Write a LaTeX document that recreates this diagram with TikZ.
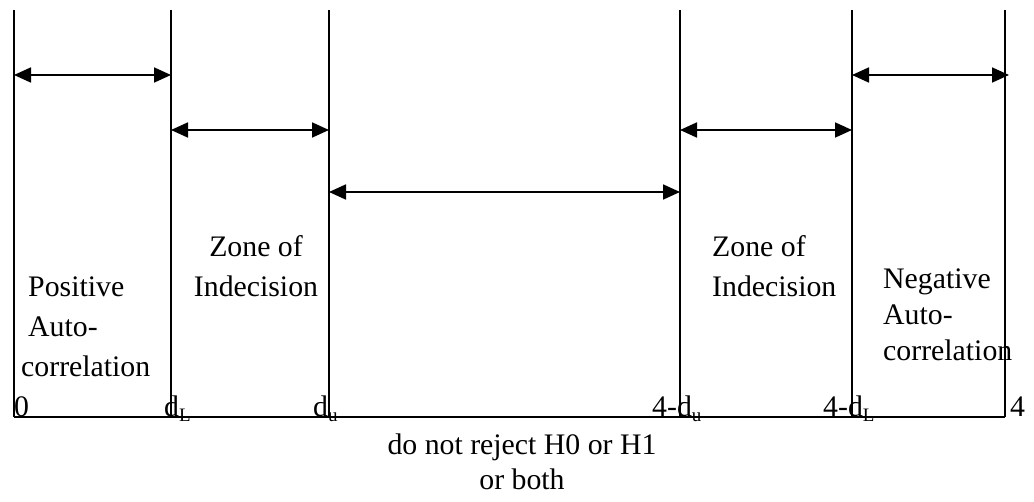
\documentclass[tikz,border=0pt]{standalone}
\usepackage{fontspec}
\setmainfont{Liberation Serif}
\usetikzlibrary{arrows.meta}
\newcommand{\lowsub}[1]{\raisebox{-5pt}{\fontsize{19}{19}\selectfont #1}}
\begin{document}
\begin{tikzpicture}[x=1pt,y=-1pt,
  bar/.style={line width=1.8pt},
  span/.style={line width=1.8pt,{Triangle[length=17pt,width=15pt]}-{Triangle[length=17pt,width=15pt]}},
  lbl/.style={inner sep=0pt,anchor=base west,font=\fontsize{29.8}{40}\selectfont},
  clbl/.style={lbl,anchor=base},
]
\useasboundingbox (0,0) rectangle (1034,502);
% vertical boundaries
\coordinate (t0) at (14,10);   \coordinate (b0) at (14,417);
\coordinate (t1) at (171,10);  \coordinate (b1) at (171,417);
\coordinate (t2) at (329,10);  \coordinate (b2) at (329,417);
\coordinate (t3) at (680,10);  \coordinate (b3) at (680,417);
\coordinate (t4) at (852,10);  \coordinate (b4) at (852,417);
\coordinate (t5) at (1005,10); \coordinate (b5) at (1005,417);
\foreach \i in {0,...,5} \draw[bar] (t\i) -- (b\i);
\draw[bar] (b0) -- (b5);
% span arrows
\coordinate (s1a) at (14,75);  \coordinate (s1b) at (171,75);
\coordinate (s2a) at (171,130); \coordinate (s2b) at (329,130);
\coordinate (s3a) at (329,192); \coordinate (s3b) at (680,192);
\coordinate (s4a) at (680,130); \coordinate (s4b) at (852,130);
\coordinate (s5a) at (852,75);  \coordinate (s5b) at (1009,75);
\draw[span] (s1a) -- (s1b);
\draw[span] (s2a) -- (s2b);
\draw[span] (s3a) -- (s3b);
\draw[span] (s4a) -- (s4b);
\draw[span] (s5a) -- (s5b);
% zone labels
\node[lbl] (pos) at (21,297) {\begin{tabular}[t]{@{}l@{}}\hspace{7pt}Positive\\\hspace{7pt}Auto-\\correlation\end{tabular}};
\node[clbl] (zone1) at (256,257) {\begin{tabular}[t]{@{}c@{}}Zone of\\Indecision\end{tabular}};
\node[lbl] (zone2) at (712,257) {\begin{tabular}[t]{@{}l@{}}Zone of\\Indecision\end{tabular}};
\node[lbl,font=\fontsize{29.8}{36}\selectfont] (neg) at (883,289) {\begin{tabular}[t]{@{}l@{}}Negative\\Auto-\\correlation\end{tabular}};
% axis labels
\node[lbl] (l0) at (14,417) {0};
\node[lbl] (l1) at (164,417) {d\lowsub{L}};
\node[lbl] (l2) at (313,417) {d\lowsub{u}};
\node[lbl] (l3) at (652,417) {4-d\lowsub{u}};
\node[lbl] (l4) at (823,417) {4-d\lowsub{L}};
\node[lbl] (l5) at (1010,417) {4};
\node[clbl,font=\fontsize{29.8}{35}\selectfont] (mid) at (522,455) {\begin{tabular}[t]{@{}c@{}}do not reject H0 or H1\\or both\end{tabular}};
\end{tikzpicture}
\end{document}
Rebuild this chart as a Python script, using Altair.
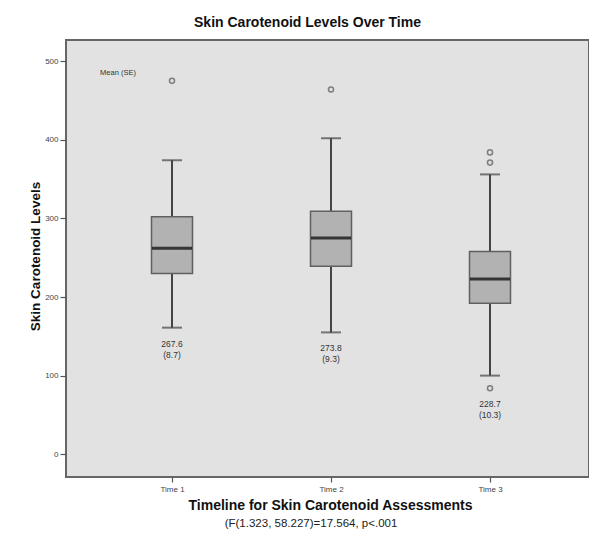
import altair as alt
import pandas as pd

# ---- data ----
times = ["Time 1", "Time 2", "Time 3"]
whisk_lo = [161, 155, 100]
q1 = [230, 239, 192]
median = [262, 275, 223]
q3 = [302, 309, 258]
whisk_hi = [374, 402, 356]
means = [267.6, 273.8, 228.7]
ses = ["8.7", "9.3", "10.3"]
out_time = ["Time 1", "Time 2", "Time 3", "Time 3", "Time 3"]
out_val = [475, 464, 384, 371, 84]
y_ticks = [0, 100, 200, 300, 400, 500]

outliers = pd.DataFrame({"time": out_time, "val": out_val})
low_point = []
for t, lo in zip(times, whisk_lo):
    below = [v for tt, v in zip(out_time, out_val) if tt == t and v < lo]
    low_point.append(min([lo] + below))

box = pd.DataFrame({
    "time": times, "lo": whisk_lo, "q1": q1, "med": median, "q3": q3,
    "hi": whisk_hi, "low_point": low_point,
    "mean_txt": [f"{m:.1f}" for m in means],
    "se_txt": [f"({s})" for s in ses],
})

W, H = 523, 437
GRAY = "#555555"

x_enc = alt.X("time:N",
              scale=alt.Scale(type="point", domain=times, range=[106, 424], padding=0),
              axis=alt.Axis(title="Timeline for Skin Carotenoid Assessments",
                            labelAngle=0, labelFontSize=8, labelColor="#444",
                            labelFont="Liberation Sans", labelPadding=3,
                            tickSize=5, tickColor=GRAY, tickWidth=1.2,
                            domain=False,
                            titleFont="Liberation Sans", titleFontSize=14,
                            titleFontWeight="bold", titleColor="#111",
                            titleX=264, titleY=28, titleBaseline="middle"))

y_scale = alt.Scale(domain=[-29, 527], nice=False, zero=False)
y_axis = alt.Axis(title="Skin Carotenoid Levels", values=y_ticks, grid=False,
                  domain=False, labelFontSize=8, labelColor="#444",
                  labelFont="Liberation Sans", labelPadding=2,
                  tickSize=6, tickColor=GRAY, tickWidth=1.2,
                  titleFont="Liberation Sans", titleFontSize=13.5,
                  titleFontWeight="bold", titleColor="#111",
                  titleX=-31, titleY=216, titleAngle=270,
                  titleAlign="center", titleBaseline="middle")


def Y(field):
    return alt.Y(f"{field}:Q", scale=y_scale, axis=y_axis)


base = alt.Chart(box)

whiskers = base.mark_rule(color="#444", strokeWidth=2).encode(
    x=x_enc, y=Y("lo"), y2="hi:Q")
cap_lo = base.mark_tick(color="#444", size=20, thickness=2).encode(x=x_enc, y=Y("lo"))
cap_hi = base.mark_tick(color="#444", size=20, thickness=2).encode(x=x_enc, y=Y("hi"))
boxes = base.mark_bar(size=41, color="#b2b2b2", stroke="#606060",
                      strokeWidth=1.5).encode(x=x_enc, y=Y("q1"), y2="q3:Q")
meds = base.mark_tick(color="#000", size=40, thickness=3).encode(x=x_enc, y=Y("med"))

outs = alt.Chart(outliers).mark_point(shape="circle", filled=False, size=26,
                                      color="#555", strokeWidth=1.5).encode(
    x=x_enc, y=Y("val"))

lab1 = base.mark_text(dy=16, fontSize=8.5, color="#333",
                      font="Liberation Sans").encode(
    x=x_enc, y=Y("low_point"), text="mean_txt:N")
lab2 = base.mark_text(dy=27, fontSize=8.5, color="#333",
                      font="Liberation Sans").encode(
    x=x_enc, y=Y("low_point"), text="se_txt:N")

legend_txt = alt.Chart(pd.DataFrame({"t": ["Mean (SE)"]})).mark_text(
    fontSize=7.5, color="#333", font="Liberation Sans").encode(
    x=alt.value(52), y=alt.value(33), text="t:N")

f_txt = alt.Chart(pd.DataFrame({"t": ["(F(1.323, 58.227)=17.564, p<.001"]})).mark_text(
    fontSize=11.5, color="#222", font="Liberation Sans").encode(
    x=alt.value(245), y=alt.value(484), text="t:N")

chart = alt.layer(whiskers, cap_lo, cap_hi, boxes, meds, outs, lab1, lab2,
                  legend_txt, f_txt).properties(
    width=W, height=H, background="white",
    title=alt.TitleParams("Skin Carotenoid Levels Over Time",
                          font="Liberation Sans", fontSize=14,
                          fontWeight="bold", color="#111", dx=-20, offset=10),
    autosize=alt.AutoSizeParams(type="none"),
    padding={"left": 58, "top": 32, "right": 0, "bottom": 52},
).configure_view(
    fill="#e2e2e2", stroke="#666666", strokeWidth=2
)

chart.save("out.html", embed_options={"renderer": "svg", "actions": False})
---
WRITTEN TASK:
Quote every record above exactly, omitting any pictures they contain.

RESPONSE:
Write a LaTeX document that recreates this diagram with TikZ.
\documentclass[tikz,border=0pt]{standalone}
\usepackage{fontspec}
\setmainfont{Liberation Serif}
\usetikzlibrary{arrows.meta}
\newcommand{\lowsub}[1]{\raisebox{-5pt}{\fontsize{19}{19}\selectfont #1}}
\begin{document}
\begin{tikzpicture}[x=1pt,y=-1pt,
  bar/.style={line width=1.8pt},
  span/.style={line width=1.8pt,{Triangle[length=17pt,width=15pt]}-{Triangle[length=17pt,width=15pt]}},
  lbl/.style={inner sep=0pt,anchor=base west,font=\fontsize{29.8}{40}\selectfont},
  clbl/.style={lbl,anchor=base},
]
\useasboundingbox (0,0) rectangle (1034,502);
% vertical boundaries
\coordinate (t0) at (14,10);   \coordinate (b0) at (14,417);
\coordinate (t1) at (171,10);  \coordinate (b1) at (171,417);
\coordinate (t2) at (329,10);  \coordinate (b2) at (329,417);
\coordinate (t3) at (680,10);  \coordinate (b3) at (680,417);
\coordinate (t4) at (852,10);  \coordinate (b4) at (852,417);
\coordinate (t5) at (1005,10); \coordinate (b5) at (1005,417);
\foreach \i in {0,...,5} \draw[bar] (t\i) -- (b\i);
\draw[bar] (b0) -- (b5);
% span arrows
\coordinate (s1a) at (14,75);  \coordinate (s1b) at (171,75);
\coordinate (s2a) at (171,130); \coordinate (s2b) at (329,130);
\coordinate (s3a) at (329,192); \coordinate (s3b) at (680,192);
\coordinate (s4a) at (680,130); \coordinate (s4b) at (852,130);
\coordinate (s5a) at (852,75);  \coordinate (s5b) at (1009,75);
\draw[span] (s1a) -- (s1b);
\draw[span] (s2a) -- (s2b);
\draw[span] (s3a) -- (s3b);
\draw[span] (s4a) -- (s4b);
\draw[span] (s5a) -- (s5b);
% zone labels
\node[lbl] (pos) at (21,297) {\begin{tabular}[t]{@{}l@{}}\hspace{7pt}Positive\\\hspace{7pt}Auto-\\correlation\end{tabular}};
\node[clbl] (zone1) at (256,257) {\begin{tabular}[t]{@{}c@{}}Zone of\\Indecision\end{tabular}};
\node[lbl] (zone2) at (712,257) {\begin{tabular}[t]{@{}l@{}}Zone of\\Indecision\end{tabular}};
\node[lbl,font=\fontsize{29.8}{36}\selectfont] (neg) at (883,289) {\begin{tabular}[t]{@{}l@{}}Negative\\Auto-\\correlation\end{tabular}};
% axis labels
\node[lbl] (l0) at (14,417) {0};
\node[lbl] (l1) at (164,417) {d\lowsub{L}};
\node[lbl] (l2) at (313,417) {d\lowsub{u}};
\node[lbl] (l3) at (652,417) {4-d\lowsub{u}};
\node[lbl] (l4) at (823,417) {4-d\lowsub{L}};
\node[lbl] (l5) at (1010,417) {4};
\node[clbl,font=\fontsize{29.8}{35}\selectfont] (mid) at (522,455) {\begin{tabular}[t]{@{}c@{}}do not reject H0 or H1\\or both\end{tabular}};
\end{tikzpicture}
\end{document}
Rebuild this chart as a Python script, using Altair.
import altair as alt
import pandas as pd

# ---- data ----
times = ["Time 1", "Time 2", "Time 3"]
whisk_lo = [161, 155, 100]
q1 = [230, 239, 192]
median = [262, 275, 223]
q3 = [302, 309, 258]
whisk_hi = [374, 402, 356]
means = [267.6, 273.8, 228.7]
ses = ["8.7", "9.3", "10.3"]
out_time = ["Time 1", "Time 2", "Time 3", "Time 3", "Time 3"]
out_val = [475, 464, 384, 371, 84]
y_ticks = [0, 100, 200, 300, 400, 500]

outliers = pd.DataFrame({"time": out_time, "val": out_val})
low_point = []
for t, lo in zip(times, whisk_lo):
    below = [v for tt, v in zip(out_time, out_val) if tt == t and v < lo]
    low_point.append(min([lo] + below))

box = pd.DataFrame({
    "time": times, "lo": whisk_lo, "q1": q1, "med": median, "q3": q3,
    "hi": whisk_hi, "low_point": low_point,
    "mean_txt": [f"{m:.1f}" for m in means],
    "se_txt": [f"({s})" for s in ses],
})

W, H = 523, 437
GRAY = "#555555"

x_enc = alt.X("time:N",
              scale=alt.Scale(type="point", domain=times, range=[106, 424], padding=0),
              axis=alt.Axis(title="Timeline for Skin Carotenoid Assessments",
                            labelAngle=0, labelFontSize=8, labelColor="#444",
                            labelFont="Liberation Sans", labelPadding=3,
                            tickSize=5, tickColor=GRAY, tickWidth=1.2,
                            domain=False,
                            titleFont="Liberation Sans", titleFontSize=14,
                            titleFontWeight="bold", titleColor="#111",
                            titleX=264, titleY=28, titleBaseline="middle"))

y_scale = alt.Scale(domain=[-29, 527], nice=False, zero=False)
y_axis = alt.Axis(title="Skin Carotenoid Levels", values=y_ticks, grid=False,
                  domain=False, labelFontSize=8, labelColor="#444",
                  labelFont="Liberation Sans", labelPadding=2,
                  tickSize=6, tickColor=GRAY, tickWidth=1.2,
                  titleFont="Liberation Sans", titleFontSize=13.5,
                  titleFontWeight="bold", titleColor="#111",
                  titleX=-31, titleY=216, titleAngle=270,
                  titleAlign="center", titleBaseline="middle")


def Y(field):
    return alt.Y(f"{field}:Q", scale=y_scale, axis=y_axis)


base = alt.Chart(box)

whiskers = base.mark_rule(color="#444", strokeWidth=2).encode(
    x=x_enc, y=Y("lo"), y2="hi:Q")
cap_lo = base.mark_tick(color="#444", size=20, thickness=2).encode(x=x_enc, y=Y("lo"))
cap_hi = base.mark_tick(color="#444", size=20, thickness=2).encode(x=x_enc, y=Y("hi"))
boxes = base.mark_bar(size=41, color="#b2b2b2", stroke="#606060",
                      strokeWidth=1.5).encode(x=x_enc, y=Y("q1"), y2="q3:Q")
meds = base.mark_tick(color="#000", size=40, thickness=3).encode(x=x_enc, y=Y("med"))

outs = alt.Chart(outliers).mark_point(shape="circle", filled=False, size=26,
                                      color="#555", strokeWidth=1.5).encode(
    x=x_enc, y=Y("val"))

lab1 = base.mark_text(dy=16, fontSize=8.5, color="#333",
                      font="Liberation Sans").encode(
    x=x_enc, y=Y("low_point"), text="mean_txt:N")
lab2 = base.mark_text(dy=27, fontSize=8.5, color="#333",
                      font="Liberation Sans").encode(
    x=x_enc, y=Y("low_point"), text="se_txt:N")

legend_txt = alt.Chart(pd.DataFrame({"t": ["Mean (SE)"]})).mark_text(
    fontSize=7.5, color="#333", font="Liberation Sans").encode(
    x=alt.value(52), y=alt.value(33), text="t:N")

f_txt = alt.Chart(pd.DataFrame({"t": ["(F(1.323, 58.227)=17.564, p<.001"]})).mark_text(
    fontSize=11.5, color="#222", font="Liberation Sans").encode(
    x=alt.value(245), y=alt.value(484), text="t:N")

chart = alt.layer(whiskers, cap_lo, cap_hi, boxes, meds, outs, lab1, lab2,
                  legend_txt, f_txt).properties(
    width=W, height=H, background="white",
    title=alt.TitleParams("Skin Carotenoid Levels Over Time",
                          font="Liberation Sans", fontSize=14,
                          fontWeight="bold", color="#111", dx=-20, offset=10),
    autosize=alt.AutoSizeParams(type="none"),
    padding={"left": 58, "top": 32, "right": 0, "bottom": 52},
).configure_view(
    fill="#e2e2e2", stroke="#666666", strokeWidth=2
)

chart.save("out.html", embed_options={"renderer": "svg", "actions": False})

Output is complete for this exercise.